---------- COLLECTED MATERIAL

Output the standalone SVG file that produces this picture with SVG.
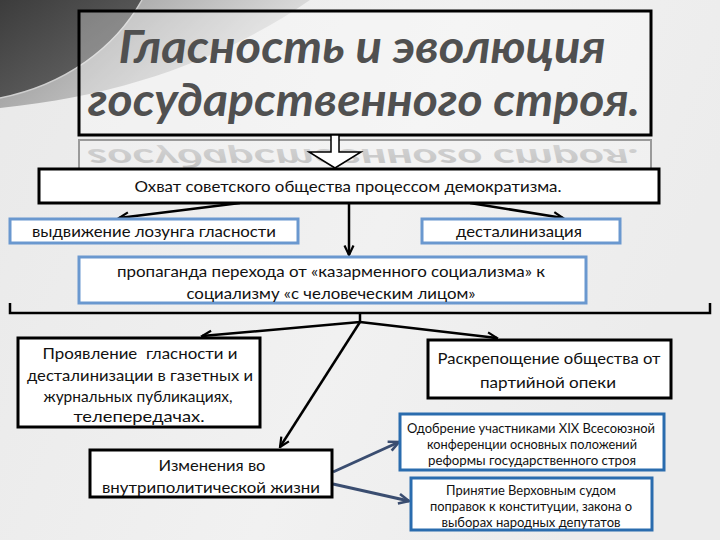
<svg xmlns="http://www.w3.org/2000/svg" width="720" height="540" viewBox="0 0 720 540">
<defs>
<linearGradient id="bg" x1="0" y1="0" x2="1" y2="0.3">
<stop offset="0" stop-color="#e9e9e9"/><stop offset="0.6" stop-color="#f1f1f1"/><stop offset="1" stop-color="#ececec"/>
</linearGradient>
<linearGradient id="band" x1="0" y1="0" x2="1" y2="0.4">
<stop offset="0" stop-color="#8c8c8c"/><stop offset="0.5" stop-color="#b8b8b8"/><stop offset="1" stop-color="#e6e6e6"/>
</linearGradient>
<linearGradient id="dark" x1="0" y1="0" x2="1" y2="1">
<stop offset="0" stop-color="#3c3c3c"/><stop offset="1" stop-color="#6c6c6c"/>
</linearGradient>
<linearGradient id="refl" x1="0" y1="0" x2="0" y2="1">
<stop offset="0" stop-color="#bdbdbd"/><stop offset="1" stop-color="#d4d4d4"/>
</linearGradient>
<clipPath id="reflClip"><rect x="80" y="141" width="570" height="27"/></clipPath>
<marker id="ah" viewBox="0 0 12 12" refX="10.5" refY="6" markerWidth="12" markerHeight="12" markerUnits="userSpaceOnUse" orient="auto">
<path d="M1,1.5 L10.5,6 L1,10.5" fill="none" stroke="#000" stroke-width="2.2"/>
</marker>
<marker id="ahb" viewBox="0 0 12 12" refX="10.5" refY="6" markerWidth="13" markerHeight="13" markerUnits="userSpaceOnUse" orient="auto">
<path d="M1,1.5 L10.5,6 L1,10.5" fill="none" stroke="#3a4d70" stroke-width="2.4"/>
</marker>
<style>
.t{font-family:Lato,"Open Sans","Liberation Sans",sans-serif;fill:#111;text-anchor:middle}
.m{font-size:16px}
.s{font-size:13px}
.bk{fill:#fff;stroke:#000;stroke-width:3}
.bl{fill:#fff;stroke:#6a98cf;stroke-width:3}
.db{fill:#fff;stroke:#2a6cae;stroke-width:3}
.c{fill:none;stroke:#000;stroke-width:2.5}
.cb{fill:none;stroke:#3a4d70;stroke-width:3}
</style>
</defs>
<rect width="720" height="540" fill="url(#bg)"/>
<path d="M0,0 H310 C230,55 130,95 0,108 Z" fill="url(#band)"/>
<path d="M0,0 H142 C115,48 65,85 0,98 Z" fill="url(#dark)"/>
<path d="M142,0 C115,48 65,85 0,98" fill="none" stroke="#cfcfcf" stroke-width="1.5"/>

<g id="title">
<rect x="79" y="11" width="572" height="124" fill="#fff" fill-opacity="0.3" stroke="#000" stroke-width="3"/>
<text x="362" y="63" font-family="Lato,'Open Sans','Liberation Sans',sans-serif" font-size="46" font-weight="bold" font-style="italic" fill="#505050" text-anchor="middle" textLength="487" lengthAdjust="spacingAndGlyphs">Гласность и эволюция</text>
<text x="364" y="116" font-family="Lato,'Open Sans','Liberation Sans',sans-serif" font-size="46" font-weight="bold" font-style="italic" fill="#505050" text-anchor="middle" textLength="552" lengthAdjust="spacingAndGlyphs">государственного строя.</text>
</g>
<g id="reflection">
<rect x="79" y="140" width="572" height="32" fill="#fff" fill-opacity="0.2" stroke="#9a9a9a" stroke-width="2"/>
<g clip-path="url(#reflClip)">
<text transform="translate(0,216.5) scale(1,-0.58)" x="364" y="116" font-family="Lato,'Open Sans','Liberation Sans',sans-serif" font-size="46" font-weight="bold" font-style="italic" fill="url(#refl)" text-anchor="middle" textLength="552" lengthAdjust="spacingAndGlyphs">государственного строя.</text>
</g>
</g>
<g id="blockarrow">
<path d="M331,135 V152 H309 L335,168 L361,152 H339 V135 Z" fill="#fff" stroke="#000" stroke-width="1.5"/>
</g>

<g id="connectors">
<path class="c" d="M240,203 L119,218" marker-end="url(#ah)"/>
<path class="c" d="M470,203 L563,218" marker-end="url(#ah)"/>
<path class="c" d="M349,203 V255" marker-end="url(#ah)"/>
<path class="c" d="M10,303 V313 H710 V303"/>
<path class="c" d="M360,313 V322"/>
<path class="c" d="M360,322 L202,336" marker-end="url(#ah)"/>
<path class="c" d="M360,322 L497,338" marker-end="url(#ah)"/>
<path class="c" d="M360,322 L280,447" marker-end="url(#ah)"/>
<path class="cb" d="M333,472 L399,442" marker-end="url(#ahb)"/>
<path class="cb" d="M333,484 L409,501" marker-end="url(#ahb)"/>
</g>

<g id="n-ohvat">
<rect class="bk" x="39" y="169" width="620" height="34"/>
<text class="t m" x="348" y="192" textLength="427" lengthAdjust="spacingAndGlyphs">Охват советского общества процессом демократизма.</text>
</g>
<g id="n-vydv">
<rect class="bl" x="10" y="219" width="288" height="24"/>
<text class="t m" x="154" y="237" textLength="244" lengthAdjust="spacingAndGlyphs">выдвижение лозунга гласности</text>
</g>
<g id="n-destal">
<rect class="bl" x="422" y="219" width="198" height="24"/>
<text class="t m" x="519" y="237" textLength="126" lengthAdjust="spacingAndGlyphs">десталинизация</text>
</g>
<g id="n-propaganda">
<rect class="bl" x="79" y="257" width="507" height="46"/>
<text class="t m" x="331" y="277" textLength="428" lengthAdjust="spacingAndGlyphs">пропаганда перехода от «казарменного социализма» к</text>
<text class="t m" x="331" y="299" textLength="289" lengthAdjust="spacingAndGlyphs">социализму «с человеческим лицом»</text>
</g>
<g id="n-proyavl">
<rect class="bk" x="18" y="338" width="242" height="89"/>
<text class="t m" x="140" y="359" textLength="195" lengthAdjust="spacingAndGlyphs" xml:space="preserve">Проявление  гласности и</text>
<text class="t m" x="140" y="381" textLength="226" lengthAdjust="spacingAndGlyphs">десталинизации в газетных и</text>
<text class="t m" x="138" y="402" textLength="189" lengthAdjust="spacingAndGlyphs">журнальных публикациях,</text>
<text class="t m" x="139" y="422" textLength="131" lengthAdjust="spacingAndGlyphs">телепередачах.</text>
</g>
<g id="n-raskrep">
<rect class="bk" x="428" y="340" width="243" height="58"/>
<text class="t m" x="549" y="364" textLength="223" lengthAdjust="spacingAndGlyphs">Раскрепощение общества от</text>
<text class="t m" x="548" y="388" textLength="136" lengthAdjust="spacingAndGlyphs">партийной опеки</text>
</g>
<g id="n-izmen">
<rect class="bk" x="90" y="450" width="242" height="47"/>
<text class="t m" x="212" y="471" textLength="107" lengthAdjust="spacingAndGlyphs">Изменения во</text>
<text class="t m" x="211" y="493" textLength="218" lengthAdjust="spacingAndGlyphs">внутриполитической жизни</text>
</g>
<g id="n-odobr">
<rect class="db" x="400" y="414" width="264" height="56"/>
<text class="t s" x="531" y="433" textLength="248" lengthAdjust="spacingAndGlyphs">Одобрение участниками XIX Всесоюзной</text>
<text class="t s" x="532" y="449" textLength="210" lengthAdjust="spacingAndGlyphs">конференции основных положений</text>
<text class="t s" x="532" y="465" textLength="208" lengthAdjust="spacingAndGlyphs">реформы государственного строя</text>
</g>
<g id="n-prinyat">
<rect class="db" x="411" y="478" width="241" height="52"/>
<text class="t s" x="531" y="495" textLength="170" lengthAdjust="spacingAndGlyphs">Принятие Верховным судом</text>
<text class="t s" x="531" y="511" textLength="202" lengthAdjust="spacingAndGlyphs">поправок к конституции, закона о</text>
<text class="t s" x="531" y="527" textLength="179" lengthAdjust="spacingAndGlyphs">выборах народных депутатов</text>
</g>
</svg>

--------------------

- _WHAT NEEDS TO BE DONE_
Copy all the lines of data exactly as they appear, dropping any images.

- _SOLUTION_
Output the standalone SVG file that produces this picture with SVG.
<svg xmlns="http://www.w3.org/2000/svg" width="720" height="540" viewBox="0 0 720 540">
<defs>
<linearGradient id="bg" x1="0" y1="0" x2="1" y2="0.3">
<stop offset="0" stop-color="#e9e9e9"/><stop offset="0.6" stop-color="#f1f1f1"/><stop offset="1" stop-color="#ececec"/>
</linearGradient>
<linearGradient id="band" x1="0" y1="0" x2="1" y2="0.4">
<stop offset="0" stop-color="#8c8c8c"/><stop offset="0.5" stop-color="#b8b8b8"/><stop offset="1" stop-color="#e6e6e6"/>
</linearGradient>
<linearGradient id="dark" x1="0" y1="0" x2="1" y2="1">
<stop offset="0" stop-color="#3c3c3c"/><stop offset="1" stop-color="#6c6c6c"/>
</linearGradient>
<linearGradient id="refl" x1="0" y1="0" x2="0" y2="1">
<stop offset="0" stop-color="#bdbdbd"/><stop offset="1" stop-color="#d4d4d4"/>
</linearGradient>
<clipPath id="reflClip"><rect x="80" y="141" width="570" height="27"/></clipPath>
<marker id="ah" viewBox="0 0 12 12" refX="10.5" refY="6" markerWidth="12" markerHeight="12" markerUnits="userSpaceOnUse" orient="auto">
<path d="M1,1.5 L10.5,6 L1,10.5" fill="none" stroke="#000" stroke-width="2.2"/>
</marker>
<marker id="ahb" viewBox="0 0 12 12" refX="10.5" refY="6" markerWidth="13" markerHeight="13" markerUnits="userSpaceOnUse" orient="auto">
<path d="M1,1.5 L10.5,6 L1,10.5" fill="none" stroke="#3a4d70" stroke-width="2.4"/>
</marker>
<style>
.t{font-family:Lato,"Open Sans","Liberation Sans",sans-serif;fill:#111;text-anchor:middle}
.m{font-size:16px}
.s{font-size:13px}
.bk{fill:#fff;stroke:#000;stroke-width:3}
.bl{fill:#fff;stroke:#6a98cf;stroke-width:3}
.db{fill:#fff;stroke:#2a6cae;stroke-width:3}
.c{fill:none;stroke:#000;stroke-width:2.5}
.cb{fill:none;stroke:#3a4d70;stroke-width:3}
</style>
</defs>
<rect width="720" height="540" fill="url(#bg)"/>
<path d="M0,0 H310 C230,55 130,95 0,108 Z" fill="url(#band)"/>
<path d="M0,0 H142 C115,48 65,85 0,98 Z" fill="url(#dark)"/>
<path d="M142,0 C115,48 65,85 0,98" fill="none" stroke="#cfcfcf" stroke-width="1.5"/>

<g id="title">
<rect x="79" y="11" width="572" height="124" fill="#fff" fill-opacity="0.3" stroke="#000" stroke-width="3"/>
<text x="362" y="63" font-family="Lato,'Open Sans','Liberation Sans',sans-serif" font-size="46" font-weight="bold" font-style="italic" fill="#505050" text-anchor="middle" textLength="487" lengthAdjust="spacingAndGlyphs">Гласность и эволюция</text>
<text x="364" y="116" font-family="Lato,'Open Sans','Liberation Sans',sans-serif" font-size="46" font-weight="bold" font-style="italic" fill="#505050" text-anchor="middle" textLength="552" lengthAdjust="spacingAndGlyphs">государственного строя.</text>
</g>
<g id="reflection">
<rect x="79" y="140" width="572" height="32" fill="#fff" fill-opacity="0.2" stroke="#9a9a9a" stroke-width="2"/>
<g clip-path="url(#reflClip)">
<text transform="translate(0,216.5) scale(1,-0.58)" x="364" y="116" font-family="Lato,'Open Sans','Liberation Sans',sans-serif" font-size="46" font-weight="bold" font-style="italic" fill="url(#refl)" text-anchor="middle" textLength="552" lengthAdjust="spacingAndGlyphs">государственного строя.</text>
</g>
</g>
<g id="blockarrow">
<path d="M331,135 V152 H309 L335,168 L361,152 H339 V135 Z" fill="#fff" stroke="#000" stroke-width="1.5"/>
</g>

<g id="connectors">
<path class="c" d="M240,203 L119,218" marker-end="url(#ah)"/>
<path class="c" d="M470,203 L563,218" marker-end="url(#ah)"/>
<path class="c" d="M349,203 V255" marker-end="url(#ah)"/>
<path class="c" d="M10,303 V313 H710 V303"/>
<path class="c" d="M360,313 V322"/>
<path class="c" d="M360,322 L202,336" marker-end="url(#ah)"/>
<path class="c" d="M360,322 L497,338" marker-end="url(#ah)"/>
<path class="c" d="M360,322 L280,447" marker-end="url(#ah)"/>
<path class="cb" d="M333,472 L399,442" marker-end="url(#ahb)"/>
<path class="cb" d="M333,484 L409,501" marker-end="url(#ahb)"/>
</g>

<g id="n-ohvat">
<rect class="bk" x="39" y="169" width="620" height="34"/>
<text class="t m" x="348" y="192" textLength="427" lengthAdjust="spacingAndGlyphs">Охват советского общества процессом демократизма.</text>
</g>
<g id="n-vydv">
<rect class="bl" x="10" y="219" width="288" height="24"/>
<text class="t m" x="154" y="237" textLength="244" lengthAdjust="spacingAndGlyphs">выдвижение лозунга гласности</text>
</g>
<g id="n-destal">
<rect class="bl" x="422" y="219" width="198" height="24"/>
<text class="t m" x="519" y="237" textLength="126" lengthAdjust="spacingAndGlyphs">десталинизация</text>
</g>
<g id="n-propaganda">
<rect class="bl" x="79" y="257" width="507" height="46"/>
<text class="t m" x="331" y="277" textLength="428" lengthAdjust="spacingAndGlyphs">пропаганда перехода от «казарменного социализма» к</text>
<text class="t m" x="331" y="299" textLength="289" lengthAdjust="spacingAndGlyphs">социализму «с человеческим лицом»</text>
</g>
<g id="n-proyavl">
<rect class="bk" x="18" y="338" width="242" height="89"/>
<text class="t m" x="140" y="359" textLength="195" lengthAdjust="spacingAndGlyphs" xml:space="preserve">Проявление  гласности и</text>
<text class="t m" x="140" y="381" textLength="226" lengthAdjust="spacingAndGlyphs">десталинизации в газетных и</text>
<text class="t m" x="138" y="402" textLength="189" lengthAdjust="spacingAndGlyphs">журнальных публикациях,</text>
<text class="t m" x="139" y="422" textLength="131" lengthAdjust="spacingAndGlyphs">телепередачах.</text>
</g>
<g id="n-raskrep">
<rect class="bk" x="428" y="340" width="243" height="58"/>
<text class="t m" x="549" y="364" textLength="223" lengthAdjust="spacingAndGlyphs">Раскрепощение общества от</text>
<text class="t m" x="548" y="388" textLength="136" lengthAdjust="spacingAndGlyphs">партийной опеки</text>
</g>
<g id="n-izmen">
<rect class="bk" x="90" y="450" width="242" height="47"/>
<text class="t m" x="212" y="471" textLength="107" lengthAdjust="spacingAndGlyphs">Изменения во</text>
<text class="t m" x="211" y="493" textLength="218" lengthAdjust="spacingAndGlyphs">внутриполитической жизни</text>
</g>
<g id="n-odobr">
<rect class="db" x="400" y="414" width="264" height="56"/>
<text class="t s" x="531" y="433" textLength="248" lengthAdjust="spacingAndGlyphs">Одобрение участниками XIX Всесоюзной</text>
<text class="t s" x="532" y="449" textLength="210" lengthAdjust="spacingAndGlyphs">конференции основных положений</text>
<text class="t s" x="532" y="465" textLength="208" lengthAdjust="spacingAndGlyphs">реформы государственного строя</text>
</g>
<g id="n-prinyat">
<rect class="db" x="411" y="478" width="241" height="52"/>
<text class="t s" x="531" y="495" textLength="170" lengthAdjust="spacingAndGlyphs">Принятие Верховным судом</text>
<text class="t s" x="531" y="511" textLength="202" lengthAdjust="spacingAndGlyphs">поправок к конституции, закона о</text>
<text class="t s" x="531" y="527" textLength="179" lengthAdjust="spacingAndGlyphs">выборах народных депутатов</text>
</g>
</svg>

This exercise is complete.